** START OF DATA LINES **
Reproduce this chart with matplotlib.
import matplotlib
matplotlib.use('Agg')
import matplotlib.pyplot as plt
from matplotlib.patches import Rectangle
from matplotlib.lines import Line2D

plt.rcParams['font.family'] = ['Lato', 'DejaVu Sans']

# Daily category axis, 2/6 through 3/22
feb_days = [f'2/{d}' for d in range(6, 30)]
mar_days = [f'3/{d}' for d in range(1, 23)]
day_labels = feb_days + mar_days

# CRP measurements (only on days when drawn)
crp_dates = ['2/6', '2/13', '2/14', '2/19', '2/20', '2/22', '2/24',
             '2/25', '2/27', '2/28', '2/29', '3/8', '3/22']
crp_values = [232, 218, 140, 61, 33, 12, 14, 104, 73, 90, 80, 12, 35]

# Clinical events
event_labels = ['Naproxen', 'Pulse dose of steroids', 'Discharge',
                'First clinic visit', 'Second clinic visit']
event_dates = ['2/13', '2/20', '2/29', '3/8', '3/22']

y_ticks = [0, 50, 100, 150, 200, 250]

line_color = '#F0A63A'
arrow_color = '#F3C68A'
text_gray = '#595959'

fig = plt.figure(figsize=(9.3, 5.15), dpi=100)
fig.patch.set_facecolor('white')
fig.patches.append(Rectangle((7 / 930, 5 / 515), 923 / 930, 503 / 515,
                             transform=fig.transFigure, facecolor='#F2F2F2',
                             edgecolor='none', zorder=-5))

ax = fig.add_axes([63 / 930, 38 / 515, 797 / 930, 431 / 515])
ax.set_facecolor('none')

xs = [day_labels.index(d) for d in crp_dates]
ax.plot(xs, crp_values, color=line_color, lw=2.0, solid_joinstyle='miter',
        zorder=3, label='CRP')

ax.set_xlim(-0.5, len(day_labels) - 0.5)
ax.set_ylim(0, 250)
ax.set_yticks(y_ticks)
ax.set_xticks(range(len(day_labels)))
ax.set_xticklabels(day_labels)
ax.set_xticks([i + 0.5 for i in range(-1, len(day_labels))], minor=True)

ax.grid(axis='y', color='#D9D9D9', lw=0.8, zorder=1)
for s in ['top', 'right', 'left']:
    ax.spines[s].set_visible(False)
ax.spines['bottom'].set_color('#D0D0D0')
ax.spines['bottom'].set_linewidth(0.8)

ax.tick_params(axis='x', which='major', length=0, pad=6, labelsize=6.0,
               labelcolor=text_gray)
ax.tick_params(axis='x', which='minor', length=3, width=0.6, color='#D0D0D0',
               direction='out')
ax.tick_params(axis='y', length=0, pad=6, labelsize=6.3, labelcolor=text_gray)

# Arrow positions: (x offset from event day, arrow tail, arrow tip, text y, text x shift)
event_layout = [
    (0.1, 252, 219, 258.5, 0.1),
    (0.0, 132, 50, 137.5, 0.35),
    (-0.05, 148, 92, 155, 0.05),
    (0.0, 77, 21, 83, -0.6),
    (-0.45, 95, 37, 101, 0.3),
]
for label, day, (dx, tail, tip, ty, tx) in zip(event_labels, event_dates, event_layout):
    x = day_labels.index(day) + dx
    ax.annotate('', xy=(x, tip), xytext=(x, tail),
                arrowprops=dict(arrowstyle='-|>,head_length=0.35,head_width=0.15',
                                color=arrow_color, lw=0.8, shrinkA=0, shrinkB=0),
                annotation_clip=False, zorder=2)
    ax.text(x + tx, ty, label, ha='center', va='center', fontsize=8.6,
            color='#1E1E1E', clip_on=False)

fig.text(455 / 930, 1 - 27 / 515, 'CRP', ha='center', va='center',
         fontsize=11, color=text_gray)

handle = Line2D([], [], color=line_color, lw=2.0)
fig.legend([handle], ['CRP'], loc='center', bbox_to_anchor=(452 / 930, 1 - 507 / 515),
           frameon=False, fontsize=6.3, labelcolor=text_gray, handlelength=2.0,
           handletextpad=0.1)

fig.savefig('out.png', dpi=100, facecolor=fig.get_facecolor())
** END OF DATA LINES **
WRITTEN TASK: Pick out each line above that includes "matplotlib" and show it.

EXERCISE OUTPUT:
Reproduce this chart with matplotlib.
import matplotlib
matplotlib.use('Agg')
import matplotlib.pyplot as plt
from matplotlib.patches import Rectangle
from matplotlib.lines import Line2D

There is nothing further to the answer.